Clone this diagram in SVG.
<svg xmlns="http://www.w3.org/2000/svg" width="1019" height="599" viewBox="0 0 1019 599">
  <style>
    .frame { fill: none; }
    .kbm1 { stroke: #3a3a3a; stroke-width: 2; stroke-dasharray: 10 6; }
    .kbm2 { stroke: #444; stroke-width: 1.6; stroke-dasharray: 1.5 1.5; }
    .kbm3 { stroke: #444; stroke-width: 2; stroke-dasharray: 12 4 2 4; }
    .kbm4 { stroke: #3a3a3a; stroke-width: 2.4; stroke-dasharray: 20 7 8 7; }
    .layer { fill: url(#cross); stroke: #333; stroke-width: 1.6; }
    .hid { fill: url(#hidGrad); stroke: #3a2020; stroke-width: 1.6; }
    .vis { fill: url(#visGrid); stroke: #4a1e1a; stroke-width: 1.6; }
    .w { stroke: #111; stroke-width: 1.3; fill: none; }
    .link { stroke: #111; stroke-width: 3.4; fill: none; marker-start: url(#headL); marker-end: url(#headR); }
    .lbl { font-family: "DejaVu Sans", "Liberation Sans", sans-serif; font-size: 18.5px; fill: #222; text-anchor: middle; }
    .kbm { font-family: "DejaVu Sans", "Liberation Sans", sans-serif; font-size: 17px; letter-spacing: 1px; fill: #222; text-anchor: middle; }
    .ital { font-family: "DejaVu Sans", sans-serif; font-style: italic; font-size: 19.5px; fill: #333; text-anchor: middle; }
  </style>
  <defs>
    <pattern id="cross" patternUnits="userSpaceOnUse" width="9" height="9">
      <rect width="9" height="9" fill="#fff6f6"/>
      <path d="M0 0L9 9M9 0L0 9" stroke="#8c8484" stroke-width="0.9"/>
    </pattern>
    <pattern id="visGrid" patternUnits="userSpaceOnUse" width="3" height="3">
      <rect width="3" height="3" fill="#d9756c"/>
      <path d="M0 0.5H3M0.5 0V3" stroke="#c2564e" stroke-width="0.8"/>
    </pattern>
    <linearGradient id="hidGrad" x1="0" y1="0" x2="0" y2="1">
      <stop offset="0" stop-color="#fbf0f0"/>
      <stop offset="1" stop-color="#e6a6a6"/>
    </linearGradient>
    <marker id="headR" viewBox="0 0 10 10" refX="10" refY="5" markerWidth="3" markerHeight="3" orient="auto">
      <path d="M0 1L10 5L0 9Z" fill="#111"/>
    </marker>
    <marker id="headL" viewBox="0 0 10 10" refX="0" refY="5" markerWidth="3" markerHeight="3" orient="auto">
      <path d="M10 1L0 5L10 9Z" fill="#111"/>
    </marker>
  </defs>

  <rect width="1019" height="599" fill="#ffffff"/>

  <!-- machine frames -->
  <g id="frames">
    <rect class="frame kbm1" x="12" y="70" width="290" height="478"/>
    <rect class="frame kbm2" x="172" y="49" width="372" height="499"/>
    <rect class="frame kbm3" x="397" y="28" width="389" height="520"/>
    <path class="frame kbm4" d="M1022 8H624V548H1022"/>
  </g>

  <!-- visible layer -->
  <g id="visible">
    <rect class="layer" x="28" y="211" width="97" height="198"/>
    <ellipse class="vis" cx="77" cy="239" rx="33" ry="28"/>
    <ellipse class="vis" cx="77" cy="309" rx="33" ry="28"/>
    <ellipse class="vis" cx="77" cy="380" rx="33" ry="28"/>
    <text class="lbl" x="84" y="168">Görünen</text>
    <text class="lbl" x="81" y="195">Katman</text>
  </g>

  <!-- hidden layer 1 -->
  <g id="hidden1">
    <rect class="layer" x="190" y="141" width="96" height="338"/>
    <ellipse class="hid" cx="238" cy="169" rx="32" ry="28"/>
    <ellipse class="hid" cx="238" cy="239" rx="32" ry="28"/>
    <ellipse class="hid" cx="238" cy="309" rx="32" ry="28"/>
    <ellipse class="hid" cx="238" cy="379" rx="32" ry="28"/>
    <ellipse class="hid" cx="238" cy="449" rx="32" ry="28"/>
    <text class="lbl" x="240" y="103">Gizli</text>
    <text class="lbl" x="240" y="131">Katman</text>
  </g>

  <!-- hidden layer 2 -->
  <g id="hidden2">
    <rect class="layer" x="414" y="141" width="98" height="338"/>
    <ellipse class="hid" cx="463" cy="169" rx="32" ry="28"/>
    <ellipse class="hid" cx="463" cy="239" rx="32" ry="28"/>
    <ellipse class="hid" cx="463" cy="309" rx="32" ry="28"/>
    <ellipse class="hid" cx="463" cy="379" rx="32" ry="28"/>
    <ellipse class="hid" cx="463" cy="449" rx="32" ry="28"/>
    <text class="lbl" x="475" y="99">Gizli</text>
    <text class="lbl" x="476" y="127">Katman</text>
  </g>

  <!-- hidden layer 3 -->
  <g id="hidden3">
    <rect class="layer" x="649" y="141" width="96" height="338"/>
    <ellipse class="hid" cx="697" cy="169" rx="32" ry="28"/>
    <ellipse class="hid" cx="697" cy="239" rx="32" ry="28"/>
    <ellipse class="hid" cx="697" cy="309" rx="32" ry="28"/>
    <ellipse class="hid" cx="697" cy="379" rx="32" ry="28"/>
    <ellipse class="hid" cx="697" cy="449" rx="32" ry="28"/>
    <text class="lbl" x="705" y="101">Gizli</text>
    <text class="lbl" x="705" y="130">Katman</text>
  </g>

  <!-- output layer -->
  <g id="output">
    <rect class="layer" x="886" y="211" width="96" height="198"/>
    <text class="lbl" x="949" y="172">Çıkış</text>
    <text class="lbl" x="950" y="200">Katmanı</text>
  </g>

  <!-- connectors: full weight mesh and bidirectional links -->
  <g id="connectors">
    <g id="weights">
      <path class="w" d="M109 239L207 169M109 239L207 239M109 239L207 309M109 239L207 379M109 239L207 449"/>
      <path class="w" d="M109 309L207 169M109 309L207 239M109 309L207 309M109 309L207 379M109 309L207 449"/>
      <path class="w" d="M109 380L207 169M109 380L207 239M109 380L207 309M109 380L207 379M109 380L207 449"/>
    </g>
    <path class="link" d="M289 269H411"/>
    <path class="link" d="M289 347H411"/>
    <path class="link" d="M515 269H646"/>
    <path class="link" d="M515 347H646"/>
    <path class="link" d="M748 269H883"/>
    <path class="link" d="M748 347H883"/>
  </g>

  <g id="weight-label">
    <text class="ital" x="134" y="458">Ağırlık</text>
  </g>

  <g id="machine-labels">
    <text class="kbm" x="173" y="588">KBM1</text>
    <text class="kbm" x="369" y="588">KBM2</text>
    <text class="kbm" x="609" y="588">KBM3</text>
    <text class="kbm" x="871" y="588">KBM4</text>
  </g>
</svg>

EXERCISE GOAL. Exactly reproduce the material above.

THE ANSWER.
Clone this diagram in SVG.
<svg xmlns="http://www.w3.org/2000/svg" width="1019" height="599" viewBox="0 0 1019 599">
  <style>
    .frame { fill: none; }
    .kbm1 { stroke: #3a3a3a; stroke-width: 2; stroke-dasharray: 10 6; }
    .kbm2 { stroke: #444; stroke-width: 1.6; stroke-dasharray: 1.5 1.5; }
    .kbm3 { stroke: #444; stroke-width: 2; stroke-dasharray: 12 4 2 4; }
    .kbm4 { stroke: #3a3a3a; stroke-width: 2.4; stroke-dasharray: 20 7 8 7; }
    .layer { fill: url(#cross); stroke: #333; stroke-width: 1.6; }
    .hid { fill: url(#hidGrad); stroke: #3a2020; stroke-width: 1.6; }
    .vis { fill: url(#visGrid); stroke: #4a1e1a; stroke-width: 1.6; }
    .w { stroke: #111; stroke-width: 1.3; fill: none; }
    .link { stroke: #111; stroke-width: 3.4; fill: none; marker-start: url(#headL); marker-end: url(#headR); }
    .lbl { font-family: "DejaVu Sans", "Liberation Sans", sans-serif; font-size: 18.5px; fill: #222; text-anchor: middle; }
    .kbm { font-family: "DejaVu Sans", "Liberation Sans", sans-serif; font-size: 17px; letter-spacing: 1px; fill: #222; text-anchor: middle; }
    .ital { font-family: "DejaVu Sans", sans-serif; font-style: italic; font-size: 19.5px; fill: #333; text-anchor: middle; }
  </style>
  <defs>
    <pattern id="cross" patternUnits="userSpaceOnUse" width="9" height="9">
      <rect width="9" height="9" fill="#fff6f6"/>
      <path d="M0 0L9 9M9 0L0 9" stroke="#8c8484" stroke-width="0.9"/>
    </pattern>
    <pattern id="visGrid" patternUnits="userSpaceOnUse" width="3" height="3">
      <rect width="3" height="3" fill="#d9756c"/>
      <path d="M0 0.5H3M0.5 0V3" stroke="#c2564e" stroke-width="0.8"/>
    </pattern>
    <linearGradient id="hidGrad" x1="0" y1="0" x2="0" y2="1">
      <stop offset="0" stop-color="#fbf0f0"/>
      <stop offset="1" stop-color="#e6a6a6"/>
    </linearGradient>
    <marker id="headR" viewBox="0 0 10 10" refX="10" refY="5" markerWidth="3" markerHeight="3" orient="auto">
      <path d="M0 1L10 5L0 9Z" fill="#111"/>
    </marker>
    <marker id="headL" viewBox="0 0 10 10" refX="0" refY="5" markerWidth="3" markerHeight="3" orient="auto">
      <path d="M10 1L0 5L10 9Z" fill="#111"/>
    </marker>
  </defs>

  <rect width="1019" height="599" fill="#ffffff"/>

  <!-- machine frames -->
  <g id="frames">
    <rect class="frame kbm1" x="12" y="70" width="290" height="478"/>
    <rect class="frame kbm2" x="172" y="49" width="372" height="499"/>
    <rect class="frame kbm3" x="397" y="28" width="389" height="520"/>
    <path class="frame kbm4" d="M1022 8H624V548H1022"/>
  </g>

  <!-- visible layer -->
  <g id="visible">
    <rect class="layer" x="28" y="211" width="97" height="198"/>
    <ellipse class="vis" cx="77" cy="239" rx="33" ry="28"/>
    <ellipse class="vis" cx="77" cy="309" rx="33" ry="28"/>
    <ellipse class="vis" cx="77" cy="380" rx="33" ry="28"/>
    <text class="lbl" x="84" y="168">Görünen</text>
    <text class="lbl" x="81" y="195">Katman</text>
  </g>

  <!-- hidden layer 1 -->
  <g id="hidden1">
    <rect class="layer" x="190" y="141" width="96" height="338"/>
    <ellipse class="hid" cx="238" cy="169" rx="32" ry="28"/>
    <ellipse class="hid" cx="238" cy="239" rx="32" ry="28"/>
    <ellipse class="hid" cx="238" cy="309" rx="32" ry="28"/>
    <ellipse class="hid" cx="238" cy="379" rx="32" ry="28"/>
    <ellipse class="hid" cx="238" cy="449" rx="32" ry="28"/>
    <text class="lbl" x="240" y="103">Gizli</text>
    <text class="lbl" x="240" y="131">Katman</text>
  </g>

  <!-- hidden layer 2 -->
  <g id="hidden2">
    <rect class="layer" x="414" y="141" width="98" height="338"/>
    <ellipse class="hid" cx="463" cy="169" rx="32" ry="28"/>
    <ellipse class="hid" cx="463" cy="239" rx="32" ry="28"/>
    <ellipse class="hid" cx="463" cy="309" rx="32" ry="28"/>
    <ellipse class="hid" cx="463" cy="379" rx="32" ry="28"/>
    <ellipse class="hid" cx="463" cy="449" rx="32" ry="28"/>
    <text class="lbl" x="475" y="99">Gizli</text>
    <text class="lbl" x="476" y="127">Katman</text>
  </g>

  <!-- hidden layer 3 -->
  <g id="hidden3">
    <rect class="layer" x="649" y="141" width="96" height="338"/>
    <ellipse class="hid" cx="697" cy="169" rx="32" ry="28"/>
    <ellipse class="hid" cx="697" cy="239" rx="32" ry="28"/>
    <ellipse class="hid" cx="697" cy="309" rx="32" ry="28"/>
    <ellipse class="hid" cx="697" cy="379" rx="32" ry="28"/>
    <ellipse class="hid" cx="697" cy="449" rx="32" ry="28"/>
    <text class="lbl" x="705" y="101">Gizli</text>
    <text class="lbl" x="705" y="130">Katman</text>
  </g>

  <!-- output layer -->
  <g id="output">
    <rect class="layer" x="886" y="211" width="96" height="198"/>
    <text class="lbl" x="949" y="172">Çıkış</text>
    <text class="lbl" x="950" y="200">Katmanı</text>
  </g>

  <!-- connectors: full weight mesh and bidirectional links -->
  <g id="connectors">
    <g id="weights">
      <path class="w" d="M109 239L207 169M109 239L207 239M109 239L207 309M109 239L207 379M109 239L207 449"/>
      <path class="w" d="M109 309L207 169M109 309L207 239M109 309L207 309M109 309L207 379M109 309L207 449"/>
      <path class="w" d="M109 380L207 169M109 380L207 239M109 380L207 309M109 380L207 379M109 380L207 449"/>
    </g>
    <path class="link" d="M289 269H411"/>
    <path class="link" d="M289 347H411"/>
    <path class="link" d="M515 269H646"/>
    <path class="link" d="M515 347H646"/>
    <path class="link" d="M748 269H883"/>
    <path class="link" d="M748 347H883"/>
  </g>

  <g id="weight-label">
    <text class="ital" x="134" y="458">Ağırlık</text>
  </g>

  <g id="machine-labels">
    <text class="kbm" x="173" y="588">KBM1</text>
    <text class="kbm" x="369" y="588">KBM2</text>
    <text class="kbm" x="609" y="588">KBM3</text>
    <text class="kbm" x="871" y="588">KBM4</text>
  </g>
</svg>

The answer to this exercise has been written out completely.